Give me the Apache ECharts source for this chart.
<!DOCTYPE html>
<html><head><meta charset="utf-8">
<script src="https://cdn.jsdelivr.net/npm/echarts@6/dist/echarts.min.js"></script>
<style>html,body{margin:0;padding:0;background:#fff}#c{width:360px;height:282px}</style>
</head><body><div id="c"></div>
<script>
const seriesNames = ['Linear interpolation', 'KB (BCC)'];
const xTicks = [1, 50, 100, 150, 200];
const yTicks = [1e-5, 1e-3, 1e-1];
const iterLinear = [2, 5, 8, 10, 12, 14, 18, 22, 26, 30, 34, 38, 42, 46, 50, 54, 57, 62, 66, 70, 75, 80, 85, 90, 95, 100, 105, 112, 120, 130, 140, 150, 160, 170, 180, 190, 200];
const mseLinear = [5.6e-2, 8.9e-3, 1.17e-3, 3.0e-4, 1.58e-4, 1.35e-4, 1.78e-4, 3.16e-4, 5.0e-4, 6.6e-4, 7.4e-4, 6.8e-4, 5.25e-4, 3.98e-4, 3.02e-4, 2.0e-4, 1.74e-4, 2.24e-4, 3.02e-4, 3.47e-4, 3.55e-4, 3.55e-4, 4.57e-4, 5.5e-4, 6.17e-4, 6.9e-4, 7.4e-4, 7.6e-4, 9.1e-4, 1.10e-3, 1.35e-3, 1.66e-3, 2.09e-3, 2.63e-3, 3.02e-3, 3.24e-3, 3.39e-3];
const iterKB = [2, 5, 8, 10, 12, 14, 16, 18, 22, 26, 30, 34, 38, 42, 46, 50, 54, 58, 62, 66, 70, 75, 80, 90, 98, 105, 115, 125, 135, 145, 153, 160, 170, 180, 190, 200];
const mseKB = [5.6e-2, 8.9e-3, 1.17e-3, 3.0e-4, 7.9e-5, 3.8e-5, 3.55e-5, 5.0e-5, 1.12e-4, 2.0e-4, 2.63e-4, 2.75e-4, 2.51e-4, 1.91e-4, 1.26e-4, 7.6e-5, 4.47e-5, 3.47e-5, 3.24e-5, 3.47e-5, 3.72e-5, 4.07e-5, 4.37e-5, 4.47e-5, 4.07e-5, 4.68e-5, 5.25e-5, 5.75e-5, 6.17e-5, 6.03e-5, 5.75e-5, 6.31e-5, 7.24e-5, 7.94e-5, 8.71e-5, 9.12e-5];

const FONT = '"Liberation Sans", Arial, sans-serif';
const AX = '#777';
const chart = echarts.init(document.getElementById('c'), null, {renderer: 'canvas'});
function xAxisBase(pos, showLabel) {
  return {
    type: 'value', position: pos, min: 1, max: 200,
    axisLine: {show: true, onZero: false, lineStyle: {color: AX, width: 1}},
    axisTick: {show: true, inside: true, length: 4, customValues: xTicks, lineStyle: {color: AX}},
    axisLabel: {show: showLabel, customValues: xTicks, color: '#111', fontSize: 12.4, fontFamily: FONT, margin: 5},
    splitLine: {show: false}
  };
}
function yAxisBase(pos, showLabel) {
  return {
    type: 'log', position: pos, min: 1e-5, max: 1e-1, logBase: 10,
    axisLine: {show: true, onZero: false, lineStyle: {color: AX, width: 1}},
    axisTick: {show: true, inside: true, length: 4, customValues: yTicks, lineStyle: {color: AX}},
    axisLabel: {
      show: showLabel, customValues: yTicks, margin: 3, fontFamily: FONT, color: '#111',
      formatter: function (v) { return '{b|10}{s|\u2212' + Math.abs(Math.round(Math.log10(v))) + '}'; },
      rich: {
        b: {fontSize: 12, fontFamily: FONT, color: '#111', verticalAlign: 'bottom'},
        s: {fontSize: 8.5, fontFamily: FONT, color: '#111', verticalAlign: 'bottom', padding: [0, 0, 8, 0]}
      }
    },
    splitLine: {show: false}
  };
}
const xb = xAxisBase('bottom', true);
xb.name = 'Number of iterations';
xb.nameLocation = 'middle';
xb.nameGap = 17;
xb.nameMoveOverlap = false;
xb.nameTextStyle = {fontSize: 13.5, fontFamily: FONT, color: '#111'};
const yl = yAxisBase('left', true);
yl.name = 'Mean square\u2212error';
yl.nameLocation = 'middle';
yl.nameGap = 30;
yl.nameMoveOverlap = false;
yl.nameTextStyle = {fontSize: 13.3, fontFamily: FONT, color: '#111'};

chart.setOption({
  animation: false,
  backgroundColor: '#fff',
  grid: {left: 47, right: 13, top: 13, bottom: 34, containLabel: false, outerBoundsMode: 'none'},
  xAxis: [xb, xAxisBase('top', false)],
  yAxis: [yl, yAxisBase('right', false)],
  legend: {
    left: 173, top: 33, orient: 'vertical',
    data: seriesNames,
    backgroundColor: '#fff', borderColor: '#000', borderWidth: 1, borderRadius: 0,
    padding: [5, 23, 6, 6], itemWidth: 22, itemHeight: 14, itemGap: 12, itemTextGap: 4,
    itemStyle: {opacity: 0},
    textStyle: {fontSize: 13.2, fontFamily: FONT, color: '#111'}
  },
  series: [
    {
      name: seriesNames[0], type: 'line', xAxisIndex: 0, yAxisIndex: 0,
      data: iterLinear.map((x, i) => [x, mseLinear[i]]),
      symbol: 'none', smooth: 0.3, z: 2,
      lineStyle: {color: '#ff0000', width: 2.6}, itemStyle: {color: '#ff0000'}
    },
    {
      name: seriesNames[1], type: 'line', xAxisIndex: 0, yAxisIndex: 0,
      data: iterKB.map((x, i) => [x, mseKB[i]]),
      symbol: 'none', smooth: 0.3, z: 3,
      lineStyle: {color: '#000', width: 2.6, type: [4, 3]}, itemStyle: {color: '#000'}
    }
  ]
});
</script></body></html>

• • • • • • •

**Written exercise:** Without leaving anything out, quote all the data.

**Answer to this problem:**
Give me the Apache ECharts source for this chart.
<!DOCTYPE html>
<html><head><meta charset="utf-8">
<script src="https://cdn.jsdelivr.net/npm/echarts@6/dist/echarts.min.js"></script>
<style>html,body{margin:0;padding:0;background:#fff}#c{width:360px;height:282px}</style>
</head><body><div id="c"></div>
<script>
const seriesNames = ['Linear interpolation', 'KB (BCC)'];
const xTicks = [1, 50, 100, 150, 200];
const yTicks = [1e-5, 1e-3, 1e-1];
const iterLinear = [2, 5, 8, 10, 12, 14, 18, 22, 26, 30, 34, 38, 42, 46, 50, 54, 57, 62, 66, 70, 75, 80, 85, 90, 95, 100, 105, 112, 120, 130, 140, 150, 160, 170, 180, 190, 200];
const mseLinear = [5.6e-2, 8.9e-3, 1.17e-3, 3.0e-4, 1.58e-4, 1.35e-4, 1.78e-4, 3.16e-4, 5.0e-4, 6.6e-4, 7.4e-4, 6.8e-4, 5.25e-4, 3.98e-4, 3.02e-4, 2.0e-4, 1.74e-4, 2.24e-4, 3.02e-4, 3.47e-4, 3.55e-4, 3.55e-4, 4.57e-4, 5.5e-4, 6.17e-4, 6.9e-4, 7.4e-4, 7.6e-4, 9.1e-4, 1.10e-3, 1.35e-3, 1.66e-3, 2.09e-3, 2.63e-3, 3.02e-3, 3.24e-3, 3.39e-3];
const iterKB = [2, 5, 8, 10, 12, 14, 16, 18, 22, 26, 30, 34, 38, 42, 46, 50, 54, 58, 62, 66, 70, 75, 80, 90, 98, 105, 115, 125, 135, 145, 153, 160, 170, 180, 190, 200];
const mseKB = [5.6e-2, 8.9e-3, 1.17e-3, 3.0e-4, 7.9e-5, 3.8e-5, 3.55e-5, 5.0e-5, 1.12e-4, 2.0e-4, 2.63e-4, 2.75e-4, 2.51e-4, 1.91e-4, 1.26e-4, 7.6e-5, 4.47e-5, 3.47e-5, 3.24e-5, 3.47e-5, 3.72e-5, 4.07e-5, 4.37e-5, 4.47e-5, 4.07e-5, 4.68e-5, 5.25e-5, 5.75e-5, 6.17e-5, 6.03e-5, 5.75e-5, 6.31e-5, 7.24e-5, 7.94e-5, 8.71e-5, 9.12e-5];

const FONT = '"Liberation Sans", Arial, sans-serif';
const AX = '#777';
const chart = echarts.init(document.getElementById('c'), null, {renderer: 'canvas'});
function xAxisBase(pos, showLabel) {
  return {
    type: 'value', position: pos, min: 1, max: 200,
    axisLine: {show: true, onZero: false, lineStyle: {color: AX, width: 1}},
    axisTick: {show: true, inside: true, length: 4, customValues: xTicks, lineStyle: {color: AX}},
    axisLabel: {show: showLabel, customValues: xTicks, color: '#111', fontSize: 12.4, fontFamily: FONT, margin: 5},
    splitLine: {show: false}
  };
}
function yAxisBase(pos, showLabel) {
  return {
    type: 'log', position: pos, min: 1e-5, max: 1e-1, logBase: 10,
    axisLine: {show: true, onZero: false, lineStyle: {color: AX, width: 1}},
    axisTick: {show: true, inside: true, length: 4, customValues: yTicks, lineStyle: {color: AX}},
    axisLabel: {
      show: showLabel, customValues: yTicks, margin: 3, fontFamily: FONT, color: '#111',
      formatter: function (v) { return '{b|10}{s|\u2212' + Math.abs(Math.round(Math.log10(v))) + '}'; },
      rich: {
        b: {fontSize: 12, fontFamily: FONT, color: '#111', verticalAlign: 'bottom'},
        s: {fontSize: 8.5, fontFamily: FONT, color: '#111', verticalAlign: 'bottom', padding: [0, 0, 8, 0]}
      }
    },
    splitLine: {show: false}
  };
}
const xb = xAxisBase('bottom', true);
xb.name = 'Number of iterations';
xb.nameLocation = 'middle';
xb.nameGap = 17;
xb.nameMoveOverlap = false;
xb.nameTextStyle = {fontSize: 13.5, fontFamily: FONT, color: '#111'};
const yl = yAxisBase('left', true);
yl.name = 'Mean square\u2212error';
yl.nameLocation = 'middle';
yl.nameGap = 30;
yl.nameMoveOverlap = false;
yl.nameTextStyle = {fontSize: 13.3, fontFamily: FONT, color: '#111'};

chart.setOption({
  animation: false,
  backgroundColor: '#fff',
  grid: {left: 47, right: 13, top: 13, bottom: 34, containLabel: false, outerBoundsMode: 'none'},
  xAxis: [xb, xAxisBase('top', false)],
  yAxis: [yl, yAxisBase('right', false)],
  legend: {
    left: 173, top: 33, orient: 'vertical',
    data: seriesNames,
    backgroundColor: '#fff', borderColor: '#000', borderWidth: 1, borderRadius: 0,
    padding: [5, 23, 6, 6], itemWidth: 22, itemHeight: 14, itemGap: 12, itemTextGap: 4,
    itemStyle: {opacity: 0},
    textStyle: {fontSize: 13.2, fontFamily: FONT, color: '#111'}
  },
  series: [
    {
      name: seriesNames[0], type: 'line', xAxisIndex: 0, yAxisIndex: 0,
      data: iterLinear.map((x, i) => [x, mseLinear[i]]),
      symbol: 'none', smooth: 0.3, z: 2,
      lineStyle: {color: '#ff0000', width: 2.6}, itemStyle: {color: '#ff0000'}
    },
    {
      name: seriesNames[1], type: 'line', xAxisIndex: 0, yAxisIndex: 0,
      data: iterKB.map((x, i) => [x, mseKB[i]]),
      symbol: 'none', smooth: 0.3, z: 3,
      lineStyle: {color: '#000', width: 2.6, type: [4, 3]}, itemStyle: {color: '#000'}
    }
  ]
});
</script></body></html>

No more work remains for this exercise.